▸ Required task:
Copy, exactly as written, the lines that begin at the one containing "Output the web" and end at the one containing "var hctWeightHash = ['', '', '', '#']". Skip any pictures in the data below.

▸ Data shown:

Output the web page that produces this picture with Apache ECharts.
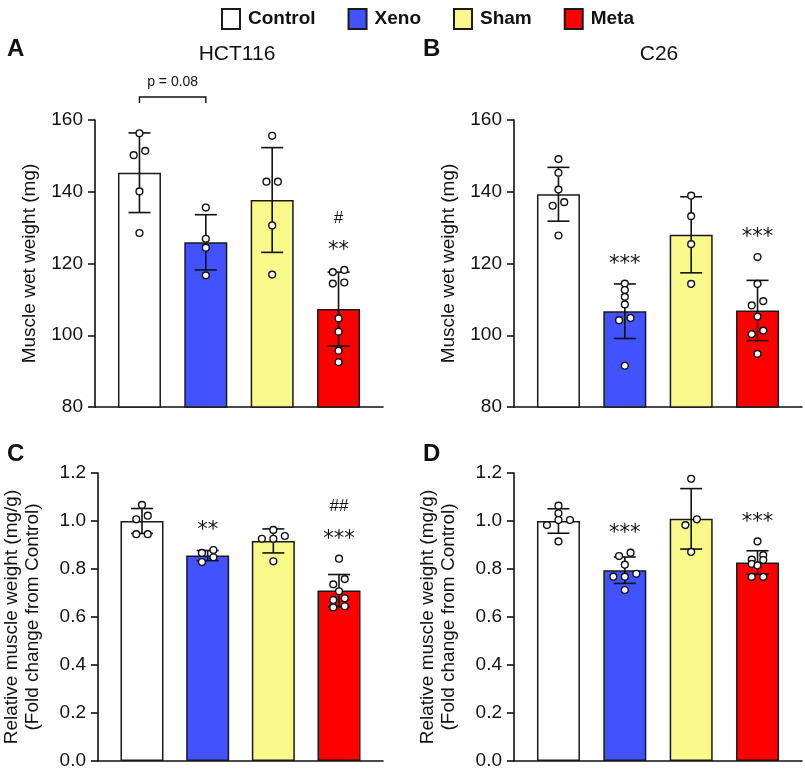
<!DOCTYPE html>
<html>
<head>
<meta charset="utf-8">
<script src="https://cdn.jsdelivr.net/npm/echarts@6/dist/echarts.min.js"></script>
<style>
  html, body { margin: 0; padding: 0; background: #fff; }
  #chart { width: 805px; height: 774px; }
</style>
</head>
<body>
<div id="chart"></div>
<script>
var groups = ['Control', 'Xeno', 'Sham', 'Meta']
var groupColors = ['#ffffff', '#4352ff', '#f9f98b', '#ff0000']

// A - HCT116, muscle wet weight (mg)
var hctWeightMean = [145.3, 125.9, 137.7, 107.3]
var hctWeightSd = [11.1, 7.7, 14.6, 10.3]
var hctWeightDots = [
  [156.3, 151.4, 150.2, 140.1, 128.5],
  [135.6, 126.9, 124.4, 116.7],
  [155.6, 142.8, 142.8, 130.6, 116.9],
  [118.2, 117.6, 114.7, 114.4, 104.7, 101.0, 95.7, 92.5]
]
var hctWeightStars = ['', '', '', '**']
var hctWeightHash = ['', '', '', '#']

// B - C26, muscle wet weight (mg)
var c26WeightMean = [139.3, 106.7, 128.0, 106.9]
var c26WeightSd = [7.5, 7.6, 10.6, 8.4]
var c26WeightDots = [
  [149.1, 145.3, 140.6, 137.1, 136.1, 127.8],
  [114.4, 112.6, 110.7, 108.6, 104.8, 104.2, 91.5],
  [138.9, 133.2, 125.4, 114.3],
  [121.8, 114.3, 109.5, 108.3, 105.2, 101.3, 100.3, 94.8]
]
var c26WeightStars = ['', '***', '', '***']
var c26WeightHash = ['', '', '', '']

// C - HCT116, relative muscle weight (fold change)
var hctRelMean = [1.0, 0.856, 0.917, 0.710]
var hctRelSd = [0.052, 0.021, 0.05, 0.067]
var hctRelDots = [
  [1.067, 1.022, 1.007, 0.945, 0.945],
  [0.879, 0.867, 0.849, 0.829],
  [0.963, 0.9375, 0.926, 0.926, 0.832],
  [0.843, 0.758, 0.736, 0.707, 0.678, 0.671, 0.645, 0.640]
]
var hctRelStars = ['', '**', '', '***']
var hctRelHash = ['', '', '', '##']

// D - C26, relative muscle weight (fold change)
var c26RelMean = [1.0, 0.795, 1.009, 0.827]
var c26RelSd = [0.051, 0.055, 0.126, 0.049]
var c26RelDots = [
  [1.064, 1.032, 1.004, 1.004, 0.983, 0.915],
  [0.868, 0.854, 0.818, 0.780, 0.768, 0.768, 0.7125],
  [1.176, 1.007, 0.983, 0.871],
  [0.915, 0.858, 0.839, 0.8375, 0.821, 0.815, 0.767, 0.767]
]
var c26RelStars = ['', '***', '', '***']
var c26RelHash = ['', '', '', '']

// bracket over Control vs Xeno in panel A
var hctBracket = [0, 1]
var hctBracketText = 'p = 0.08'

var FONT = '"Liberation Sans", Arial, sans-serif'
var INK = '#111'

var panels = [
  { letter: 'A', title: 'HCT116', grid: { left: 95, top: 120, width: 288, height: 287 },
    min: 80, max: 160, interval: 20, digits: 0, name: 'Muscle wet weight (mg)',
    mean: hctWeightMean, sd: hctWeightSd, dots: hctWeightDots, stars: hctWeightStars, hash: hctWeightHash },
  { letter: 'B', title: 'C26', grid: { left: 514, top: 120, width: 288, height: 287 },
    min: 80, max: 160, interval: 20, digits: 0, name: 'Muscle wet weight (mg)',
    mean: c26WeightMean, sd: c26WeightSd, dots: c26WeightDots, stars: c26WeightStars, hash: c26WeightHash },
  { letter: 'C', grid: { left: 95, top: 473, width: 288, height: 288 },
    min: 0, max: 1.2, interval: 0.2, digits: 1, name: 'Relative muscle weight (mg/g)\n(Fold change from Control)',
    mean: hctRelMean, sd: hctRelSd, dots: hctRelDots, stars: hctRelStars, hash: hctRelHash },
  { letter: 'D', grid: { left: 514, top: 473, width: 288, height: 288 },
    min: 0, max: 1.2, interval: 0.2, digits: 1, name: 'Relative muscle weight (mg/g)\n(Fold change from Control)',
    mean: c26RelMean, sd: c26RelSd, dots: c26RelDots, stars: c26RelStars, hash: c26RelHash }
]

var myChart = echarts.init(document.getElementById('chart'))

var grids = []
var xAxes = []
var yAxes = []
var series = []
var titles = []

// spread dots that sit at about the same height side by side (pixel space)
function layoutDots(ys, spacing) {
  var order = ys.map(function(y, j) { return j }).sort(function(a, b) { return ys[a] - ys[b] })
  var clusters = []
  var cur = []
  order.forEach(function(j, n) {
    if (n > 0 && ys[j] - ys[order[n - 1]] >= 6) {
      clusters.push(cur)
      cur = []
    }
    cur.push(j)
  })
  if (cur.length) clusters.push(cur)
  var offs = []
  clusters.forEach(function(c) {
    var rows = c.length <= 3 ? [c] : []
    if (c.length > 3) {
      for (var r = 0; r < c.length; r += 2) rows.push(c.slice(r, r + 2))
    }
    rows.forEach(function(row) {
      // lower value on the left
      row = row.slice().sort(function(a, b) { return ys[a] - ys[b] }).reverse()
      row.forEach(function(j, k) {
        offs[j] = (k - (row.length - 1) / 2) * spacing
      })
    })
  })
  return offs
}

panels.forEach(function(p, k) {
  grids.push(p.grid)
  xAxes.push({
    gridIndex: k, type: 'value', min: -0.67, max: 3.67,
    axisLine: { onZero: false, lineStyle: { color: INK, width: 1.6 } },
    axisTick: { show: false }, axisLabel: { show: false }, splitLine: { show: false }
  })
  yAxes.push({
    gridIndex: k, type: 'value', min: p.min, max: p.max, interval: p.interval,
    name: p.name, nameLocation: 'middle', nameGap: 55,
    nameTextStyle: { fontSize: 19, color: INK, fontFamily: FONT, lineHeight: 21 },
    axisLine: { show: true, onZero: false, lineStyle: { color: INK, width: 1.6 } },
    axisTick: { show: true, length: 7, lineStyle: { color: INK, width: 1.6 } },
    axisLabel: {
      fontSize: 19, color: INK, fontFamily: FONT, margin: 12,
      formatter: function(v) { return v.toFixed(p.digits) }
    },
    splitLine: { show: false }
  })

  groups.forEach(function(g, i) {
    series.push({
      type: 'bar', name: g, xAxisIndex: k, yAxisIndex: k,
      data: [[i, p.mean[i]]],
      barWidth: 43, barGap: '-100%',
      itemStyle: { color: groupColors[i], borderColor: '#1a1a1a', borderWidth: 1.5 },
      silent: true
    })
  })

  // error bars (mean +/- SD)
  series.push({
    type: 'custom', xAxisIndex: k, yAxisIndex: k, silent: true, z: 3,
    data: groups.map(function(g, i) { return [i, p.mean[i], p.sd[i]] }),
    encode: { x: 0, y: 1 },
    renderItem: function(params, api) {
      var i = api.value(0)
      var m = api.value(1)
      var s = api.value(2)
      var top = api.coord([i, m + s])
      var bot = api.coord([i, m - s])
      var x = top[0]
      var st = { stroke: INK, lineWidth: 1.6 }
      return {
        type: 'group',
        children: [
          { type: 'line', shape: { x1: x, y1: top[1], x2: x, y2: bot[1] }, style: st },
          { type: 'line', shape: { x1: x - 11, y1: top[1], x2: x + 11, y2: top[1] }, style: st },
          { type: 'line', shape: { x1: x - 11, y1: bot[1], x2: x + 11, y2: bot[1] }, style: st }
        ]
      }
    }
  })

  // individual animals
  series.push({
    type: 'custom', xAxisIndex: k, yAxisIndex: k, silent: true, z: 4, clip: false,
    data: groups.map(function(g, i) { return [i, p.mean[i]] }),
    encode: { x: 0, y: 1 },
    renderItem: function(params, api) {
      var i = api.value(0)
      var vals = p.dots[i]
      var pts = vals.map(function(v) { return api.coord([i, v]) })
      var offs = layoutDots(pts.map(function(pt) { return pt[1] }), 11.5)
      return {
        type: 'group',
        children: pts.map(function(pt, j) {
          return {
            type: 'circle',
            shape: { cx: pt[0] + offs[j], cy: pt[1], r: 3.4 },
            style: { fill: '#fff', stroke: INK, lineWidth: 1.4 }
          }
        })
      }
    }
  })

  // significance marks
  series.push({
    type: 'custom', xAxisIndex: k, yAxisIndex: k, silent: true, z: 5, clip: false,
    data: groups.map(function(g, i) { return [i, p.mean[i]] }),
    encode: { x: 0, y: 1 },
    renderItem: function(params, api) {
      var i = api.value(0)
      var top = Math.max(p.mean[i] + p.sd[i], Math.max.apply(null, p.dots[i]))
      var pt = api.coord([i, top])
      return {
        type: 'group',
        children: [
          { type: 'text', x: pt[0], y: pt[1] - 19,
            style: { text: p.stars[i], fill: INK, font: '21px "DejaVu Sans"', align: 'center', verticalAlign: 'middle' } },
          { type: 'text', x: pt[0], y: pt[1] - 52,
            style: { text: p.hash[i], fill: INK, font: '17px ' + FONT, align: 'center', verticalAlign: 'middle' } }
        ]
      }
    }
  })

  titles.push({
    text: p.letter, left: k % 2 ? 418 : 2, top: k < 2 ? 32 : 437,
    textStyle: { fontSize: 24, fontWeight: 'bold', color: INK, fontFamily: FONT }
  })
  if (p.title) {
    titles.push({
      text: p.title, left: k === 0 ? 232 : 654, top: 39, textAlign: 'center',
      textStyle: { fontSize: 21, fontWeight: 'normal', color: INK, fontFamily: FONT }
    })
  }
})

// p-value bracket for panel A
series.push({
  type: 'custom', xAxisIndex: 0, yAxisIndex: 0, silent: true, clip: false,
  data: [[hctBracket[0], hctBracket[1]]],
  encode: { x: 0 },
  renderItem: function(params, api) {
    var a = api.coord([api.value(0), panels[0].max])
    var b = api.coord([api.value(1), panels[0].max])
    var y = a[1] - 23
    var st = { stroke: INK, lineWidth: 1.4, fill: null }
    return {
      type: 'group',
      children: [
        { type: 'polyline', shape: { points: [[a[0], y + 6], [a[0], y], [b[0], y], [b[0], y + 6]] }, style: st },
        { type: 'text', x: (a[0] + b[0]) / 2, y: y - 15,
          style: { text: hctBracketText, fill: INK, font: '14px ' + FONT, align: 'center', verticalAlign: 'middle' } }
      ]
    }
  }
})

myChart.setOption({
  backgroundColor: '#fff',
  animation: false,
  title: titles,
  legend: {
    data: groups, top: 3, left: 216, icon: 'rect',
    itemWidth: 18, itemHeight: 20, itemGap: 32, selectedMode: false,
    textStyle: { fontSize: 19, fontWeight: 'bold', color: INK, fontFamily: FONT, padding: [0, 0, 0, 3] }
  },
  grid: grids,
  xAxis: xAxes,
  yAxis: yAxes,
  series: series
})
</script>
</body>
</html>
...
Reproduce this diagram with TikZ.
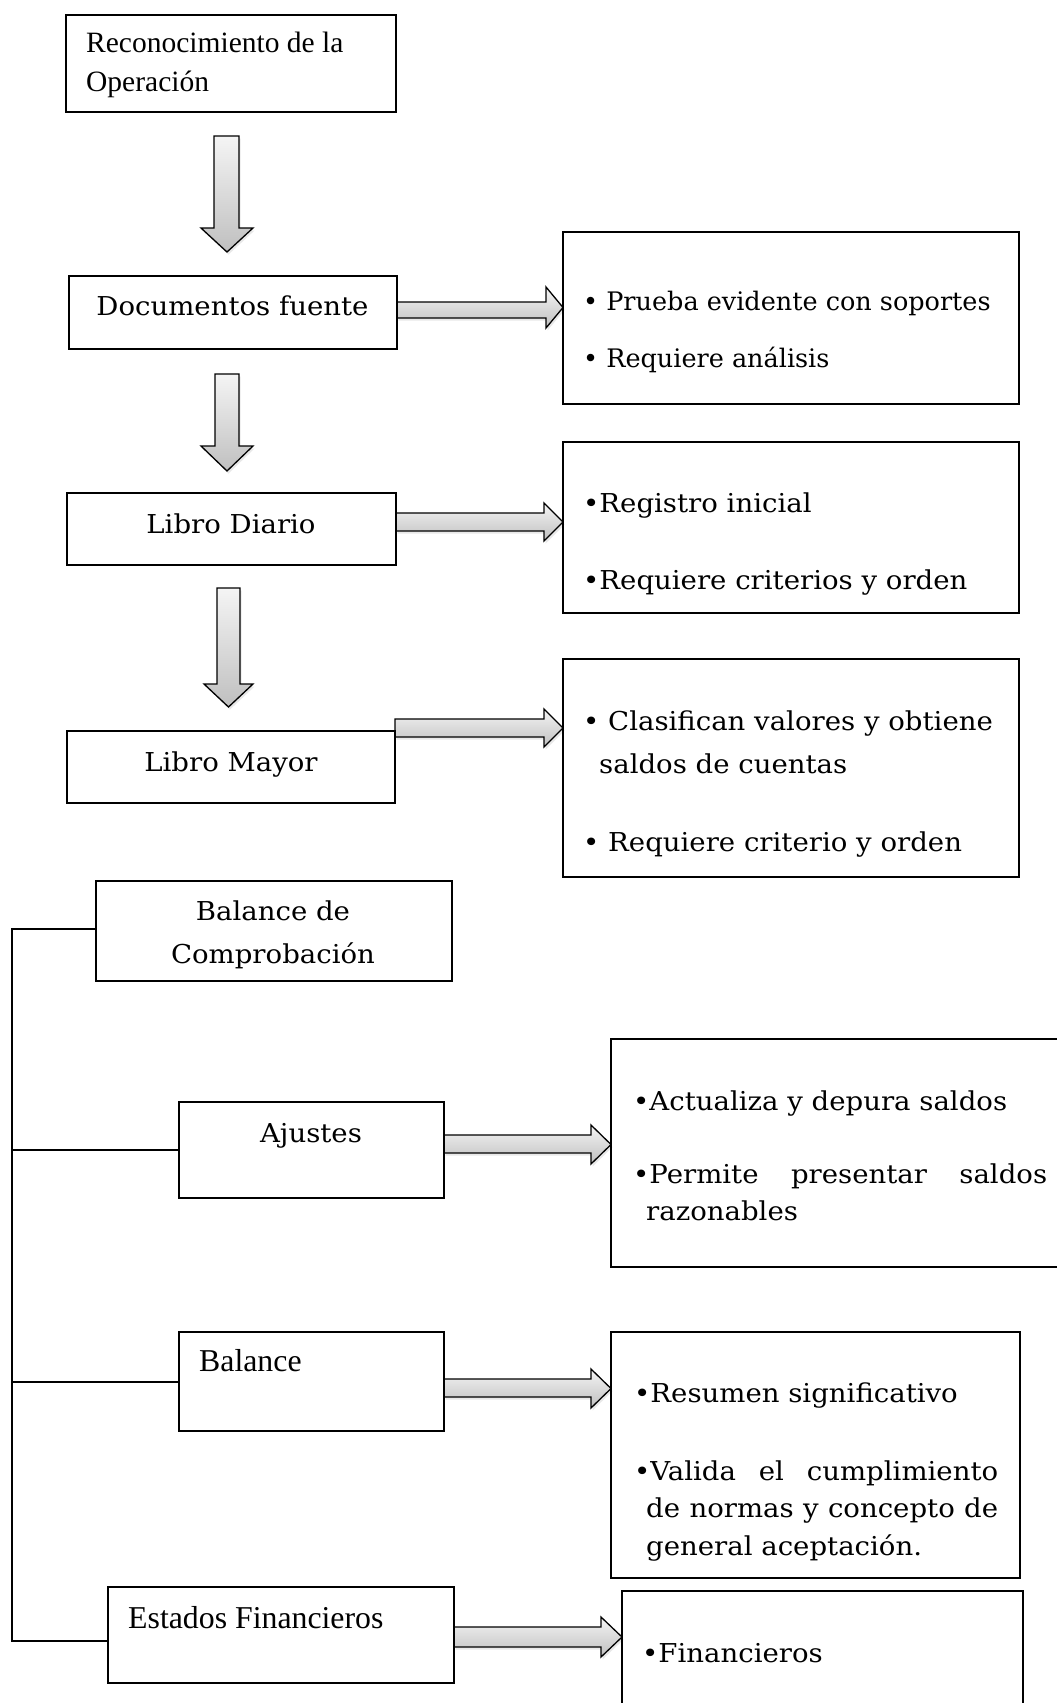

▸ Result:
Output the web page that produces this picture with Apache ECharts.
<!DOCTYPE html>
<html>
<head>
<meta charset="utf-8">
<script src="https://cdn.jsdelivr.net/npm/echarts@6/dist/echarts.min.js"></script>
<style>
  html, body { margin: 0; padding: 0; background: #fff; }
  #chart { width: 805px; height: 774px; }
</style>
</head>
<body>
<div id="chart"></div>
<script>
var groups = ['Control', 'Xeno', 'Sham', 'Meta']
var groupColors = ['#ffffff', '#4352ff', '#f9f98b', '#ff0000']

// A - HCT116, muscle wet weight (mg)
var hctWeightMean = [145.3, 125.9, 137.7, 107.3]
var hctWeightSd = [11.1, 7.7, 14.6, 10.3]
var hctWeightDots = [
  [156.3, 151.4, 150.2, 140.1, 128.5],
  [135.6, 126.9, 124.4, 116.7],
  [155.6, 142.8, 142.8, 130.6, 116.9],
  [118.2, 117.6, 114.7, 114.4, 104.7, 101.0, 95.7, 92.5]
]
var hctWeightStars = ['', '', '', '**']
var hctWeightHash = ['', '', '', '#']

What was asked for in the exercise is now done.